To do »
Count how many lines hold the word "image" and give that number as the whole answer.

Material provided »
══════════

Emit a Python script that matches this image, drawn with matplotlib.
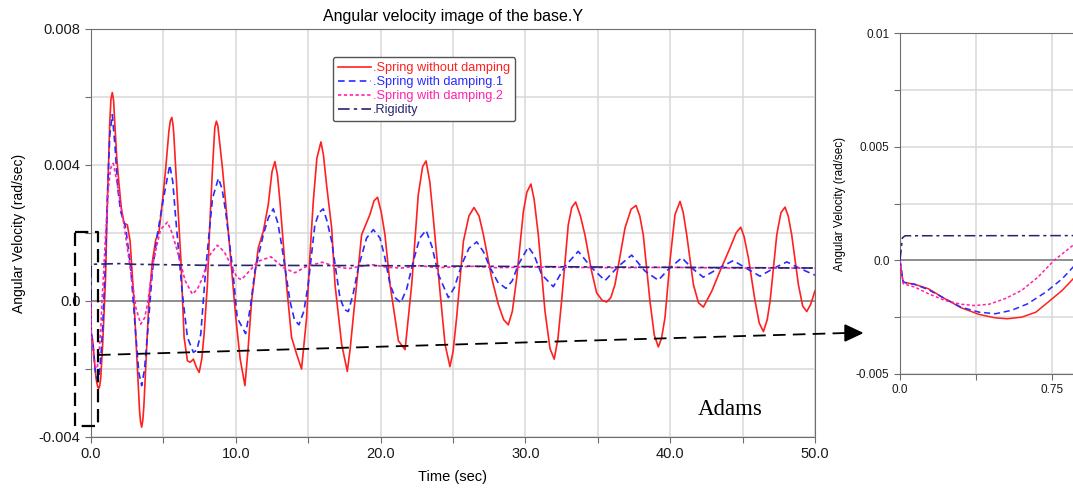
import numpy as np
import matplotlib.pyplot as plt
from matplotlib.lines import Line2D
from matplotlib.patches import Polygon
from matplotlib.ticker import FixedLocator, FixedFormatter

plt.rcParams.update({"font.family": "Liberation Sans", "figure.facecolor": "white"})

RED, BLUE, PINK, NAVY = "#ff2020", "#2a2aff", "#ff22aa", "#25256e"
GRID, SPINE = "#d9d9d9", "#6e6e6e"

# values, angular velocity in 1e-3 rad/sec
t_red = [0, 0.008, 0.016, 0.074, 0.14, 0.22, 0.30, 0.39, 0.47, 0.53, 0.60, 0.67, 0.73, 0.80, 0.854,
         1.0, 1.15, 1.3, 1.38, 1.47, 1.56, 1.62, 1.78, 1.94, 2.1, 2.28, 2.51, 2.7, 2.97, 3.2, 3.35,
         3.42, 3.5, 3.58, 3.65, 3.78, 4.0, 4.24, 4.47, 4.7, 4.95, 5.16, 5.38, 5.48, 5.58, 5.66,
         5.72, 5.85, 6.2, 6.43, 6.66, 6.85, 7.07, 7.28, 7.47, 7.65, 7.81, 8.04, 8.2, 8.39, 8.55,
         8.66, 8.76, 8.85, 9.08, 9.54, 10.0, 10.3, 10.63,
         10.85, 11.09, 11.55, 11.9, 12.24, 12.5, 12.7, 12.88, 13.05, 13.5, 13.85, 14.2, 14.54,
         14.89, 15.1, 15.35, 15.6, 15.88, 16.05, 16.27, 16.62, 16.85, 17.31, 17.7, 17.9, 18.11,
         18.69, 19.26, 19.55, 19.79, 20.05, 20.3, 20.65, 21.23, 21.69, 22.15, 22.6, 22.9, 23.14,
         23.4, 23.64, 24.1, 24.45, 24.79, 25.0, 25.25, 25.72, 26.1, 26.45, 26.8, 27.1, 27.67,
         28.13, 28.5, 28.82, 29.1, 29.4, 29.86, 30.1, 30.38, 30.6, 30.89, 31.35, 31.7, 31.99,
         32.25, 32.5, 32.96, 33.2, 33.47, 33.8, 34.11, 34.57, 34.92, 35.3, 35.61, 35.9, 36.19,
         36.88, 37.3, 37.64, 37.9, 38.14, 38.6, 38.9, 39.18, 39.4, 39.64, 39.99, 40.33, 40.68,
         40.9, 41.14, 41.6, 41.95, 42.29, 42.87, 43.44, 44.13, 44.55, 44.87, 45.1, 45.4, 45.86,
         46.15, 46.44, 46.7, 46.9, 47.36, 47.65, 47.93, 48.15, 48.39, 48.85, 49.15, 49.43, 49.7, 50.0]
v_red = [0, -0.58, -0.96, -1.06, -1.25, -1.68, -2.08, -2.38, -2.53, -2.57, -2.50, -2.28, -1.84, -1.32, -0.81,
         0.6, 3.2, 5.3, 5.95, 6.13, 5.9, 5.4, 4.2, 3.41, 2.7, 2.29, 2.24, 1.76, 0, -1.95, -3.2,
         -3.55, -3.71, -3.5, -3.1, -1.95, 0, 1.17, 1.8, 2.05, 3.0, 3.9, 5.0, 5.3, 5.4, 5.2,
         4.9, 3.9, 1.27, -1.07, -1.76, -1.8, -1.71, -1.95, -2.1, -1.7, -0.98, 0.49, 2.2, 3.9, 5.1,
         5.29, 5.15, 4.8, 3.9, 1.76, -0.49, -1.7, -2.49,
         -1.4, 0, 1.56, 2.05, 2.83, 3.8, 4.1, 3.7, 2.93, 0.49, -1.07, -1.56, -2.0,
         -0.49, 1.2, 2.93, 4.2, 4.68, 4.3, 3.41, 2.15, 0.49, -1.27, -2.07, -1.4, -0.49,
         1.95, 2.54, 2.95, 3.05, 2.6, 1.95, 0.49, -1.17, -1.43, 0.49, 3.12, 3.95, 4.12,
         3.5, 2.44, 0.29, -1.27, -1.93, -1.5, -0.49, 1.76, 2.5, 2.75, 2.5, 1.95, 0.68,
         -0.1, -0.55, -0.7, -0.3, 0.68, 2.63, 3.2, 3.44, 3.0, 1.95, -0.29, -1.4, -1.71,
         -1.1, 0, 2.24, 2.75, 2.91, 2.5, 1.95, 0.88, 0.24, 0.02, -0.03, 0.1, 0.49,
         2.15, 2.7, 2.81, 2.5, 1.95, 0, -1.0, -1.35, -1.1, -0.49, 1.2, 2.54, 2.93,
         2.6, 1.95, 0.49, -0.05, -0.18, 0.29, 0.88, 1.56, 2.0, 2.17, 1.9, 1.27, 0,
         -0.65, -0.9, -0.55, 0, 1.95, 2.6, 2.76, 2.5, 1.95, 0.49, -0.15, -0.31, -0.1, 0.3]

t_blue = [0, 0.016, 0.074, 0.14, 0.22, 0.30, 0.39, 0.47, 0.55, 0.63, 0.72, 0.80, 0.854,
          1.0, 1.15, 1.3, 1.47, 1.65, 1.85, 2.05, 2.4, 2.74, 3.09, 3.3, 3.5, 3.7, 3.9, 4.24,
          4.58, 5.05, 5.44, 5.65, 5.85, 6.31, 6.66, 7.07, 7.3, 7.58, 7.93, 8.39, 8.8, 9.05,
          9.3, 9.77, 10.1, 10.68, 11.0, 11.32, 11.9, 12.25, 12.59, 12.9, 13.16, 13.74, 14.05,
          14.36, 14.7, 15.0, 15.46, 15.75, 16.04, 16.3, 16.62, 17.19, 17.5, 17.77, 18.1, 18.46,
          19.03, 19.5, 19.96, 20.3, 20.65, 21.0, 21.39, 21.8, 22.26, 22.7, 23.14, 23.55, 23.99,
          24.68, 25.1, 25.6, 26.1, 26.64, 27.1, 27.56, 28.1, 28.66, 29.1, 29.51, 30.2, 30.6,
          31.12, 31.93, 32.73, 33.65, 34.57, 35.5, 36.42, 37.34, 38.26, 39.18, 39.87, 40.8,
          41.55, 42.29, 43.3, 44.36, 45.3, 46.2, 47.1, 48.05, 49.0, 49.89, 50.0]
v_blue = [0, -0.96, -1.06, -1.29, -1.68, -2.06, -2.28, -2.35, -2.2, -1.91, -1.39, -0.81, -0.29,
          1.2, 3.3, 4.9, 5.48, 4.6, 3.3, 2.63, 2.15, 0.98, -0.98, -2.1, -2.49, -2.0, -0.98, 0.88,
          1.95, 3.12, 4.0, 3.5, 2.44, 0.2, -1.07, -1.51, -1.45, -0.98, 0.98, 3.02, 3.61, 3.3,
          2.63, 0.98, -0.5, -0.96, -0.2, 0.88, 1.95, 2.45, 2.71, 2.3, 1.66, 0, -0.55,
          -0.70, -0.3, 0.49, 2.24, 2.6, 2.71, 2.35, 1.76, 0.1, -0.25, -0.31, 0.2, 0.98,
          1.85, 2.1, 1.85, 1.27, 0.49, 0.1, -0.05, 0.35, 1.17, 1.85, 2.08, 1.6, 0.78,
          0.1, 0.4, 1.07, 1.55, 1.74, 1.45, 0.98, 0.55, 0.37, 0.6, 1.07, 1.59, 1.35,
          0.78, 0.42, 1.02, 1.46, 0.98, 0.6, 1.02, 1.35, 0.88, 0.61, 0.93, 1.27,
          0.95, 0.7, 0.95, 1.19, 0.95, 0.73, 0.95, 1.15, 0.95, 0.78, 0.76]

t_pink = [0, 0.016, 0.074, 0.14, 0.22, 0.30, 0.37, 0.44, 0.52, 0.60, 0.68, 0.76, 0.854,
          1.0, 1.2, 1.35, 1.54, 1.75, 1.94, 2.28, 2.74, 3.1, 3.43, 3.7, 3.9, 4.35, 4.8, 5.28,
          5.6, 5.97, 6.5, 7.0, 7.35, 7.7, 8.2, 8.73, 9.2, 9.65, 10.1, 10.4, 11.55, 12.43, 13.28,
          14.08, 14.89, 15.97, 16.85, 17.77, 18.6, 19.38, 20.5, 21.5, 22.7, 23.8, 25.0, 26.4,
          28.0, 30.0, 33.0, 36.0, 40.0, 44.0, 50.0]
v_pink = [0, -1.03, -1.18, -1.47, -1.76, -1.93, -1.99, -1.93, -1.68, -1.32, -0.74, 0, 0.67,
          1.9, 3.3, 3.9, 4.05, 3.6, 3.12, 2.24, 0.88, -0.2, -0.68, -0.5, -0.1, 1.27, 2.1, 2.32,
          2.0, 1.46, 0.6, 0.2, 0.35, 0.68, 1.35, 1.64, 1.45, 1.07, 0.68, 0.63, 1.17, 1.3, 0.98,
          0.83, 1.02, 1.14, 1.02, 0.95, 1.02, 1.07, 0.99, 0.97, 1.04, 0.98, 1.0, 1.02,
          0.98, 1.0, 0.99, 0.98, 0.99, 0.97, 0.97]

t_rig = [0, 0.012, 0.025, 2.0, 3.0, 8.0, 20.0, 35.0, 50.0]
v_rig = [0, 0.99, 1.08, 1.1, 1.08, 1.05, 1.04, 1.0, 0.97]

series = [
    (t_red, v_red, RED, dict(ls="-"), ".Spring without damping"),
    (t_blue, v_blue, BLUE, dict(dashes=(4, 2.5)), ".Spring with damping.1"),
    (t_pink, v_pink, PINK, dict(dashes=(2, 1.5)), ".Spring with damping.2"),
    (t_rig, v_rig, NAVY, dict(dashes=(7, 2.5, 2, 2.5)), ".Rigidity"),
]


def style_axes(ax, fs):
    for s in ax.spines.values():
        s.set_color(SPINE)
    ax.tick_params(direction="out", length=4, color=SPINE, labelsize=fs, labelcolor="#1a1a1a")
    ax.grid(True, color=GRID, lw=1.1)
    ax.set_axisbelow(True)
    ax.axhline(0, color="#808080", lw=1.2, zorder=1)


fig = plt.figure(figsize=(10.73, 4.88), dpi=100)
W, H = 1073, 488

# main plot
ax = fig.add_axes([91 / W, 1 - 437 / H, 724 / W, 408 / H])
style_axes(ax, 10.5)
for t, v, c, st, lab in series:
    ax.plot(t, np.array(v) * 1e-3, color=c, lw=1.2, label=lab, zorder=3, **st)
ax.set_xlim(0, 50)
ax.set_ylim(-0.004, 0.008)
ax.xaxis.set_major_locator(FixedLocator(np.arange(0, 51, 5)))
ax.xaxis.set_major_formatter(FixedFormatter(["0.0", "", "10.0", "", "20.0", "", "30.0", "", "40.0", "", "50.0"]))
ax.yaxis.set_major_locator(FixedLocator([-0.004, -0.002, 0, 0.002, 0.004, 0.006, 0.008]))
ax.yaxis.set_major_formatter(FixedFormatter(["-0.004", "", "0.0", "", "0.004", "", "0.008"]))
ax.set_xlabel("Time (sec)", fontsize=10.5, labelpad=6)
ax.set_ylabel("Angular Velocity (rad/sec)", fontsize=10, labelpad=9)
ax.set_title("Angular velocity image of the base.Y", fontsize=11.5, pad=6)
leg = ax.legend(loc="upper left", bbox_to_anchor=(0.334, 0.931), borderaxespad=0, fontsize=9.2,
                handlelength=2.6, handletextpad=0.15, labelspacing=0.15, borderpad=0.4,
                fancybox=True, framealpha=1, edgecolor="#555555")
leg.get_frame().set_linewidth(1.0)
for txt, (_, _, c, _, _) in zip(leg.get_texts(), series):
    txt.set_color(c)
ax.text(0.838, 0.054, "Adams", transform=ax.transAxes, fontsize=16.5, family="Liberation Serif")

# zoomed view of the first second
ax2 = fig.add_axes([900 / W, 1 - 374 / H, 173 / W, 341 / H])
style_axes(ax2, 8.5)
ax2.spines["right"].set_visible(False)
for t, v, c, st, lab in series:
    ax2.plot(t, np.array(v) * 1e-3, color=c, lw=1.1, zorder=3, **st)
ax2.set_xlim(0, 0.853)
ax2.set_ylim(-0.005, 0.01)
ax2.xaxis.set_major_locator(FixedLocator([0, 0.375, 0.75]))
ax2.xaxis.set_major_formatter(FixedFormatter(["0.0", "", "0.75"]))
ax2.yaxis.set_major_locator(FixedLocator(np.arange(-0.005, 0.0101, 0.0025)))
ax2.yaxis.set_major_formatter(FixedFormatter(["-0.005", "", "0.0", "", "0.005", "", "0.01"]))
ax2.set_ylabel("Angular Velocity (rad/sec)", fontsize=8.5, labelpad=7)

# dashed box + arrow linking the two views
def fx(x): return x / W
def fy(y): return 1 - y / H

bx = [75, 98, 98, 75, 75]
by = [232, 232, 426, 426, 232]
fig.add_artist(Line2D([fx(x) for x in bx], [fy(y) for y in by], transform=fig.transFigure,
                      color="black", lw=1.6, dashes=(6, 3)))
fig.add_artist(Line2D([fx(98), fx(846)], [fy(355), fy(333)], transform=fig.transFigure,
                      color="black", lw=1.3, dashes=(7, 4)))
fig.add_artist(Polygon([[fx(845), fy(325)], [fx(862), fy(333)], [fx(845), fy(341)]],
                       closed=True, transform=fig.transFigure, color="black"))

fig.savefig("out.png", dpi=100)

══════════

Solution »
2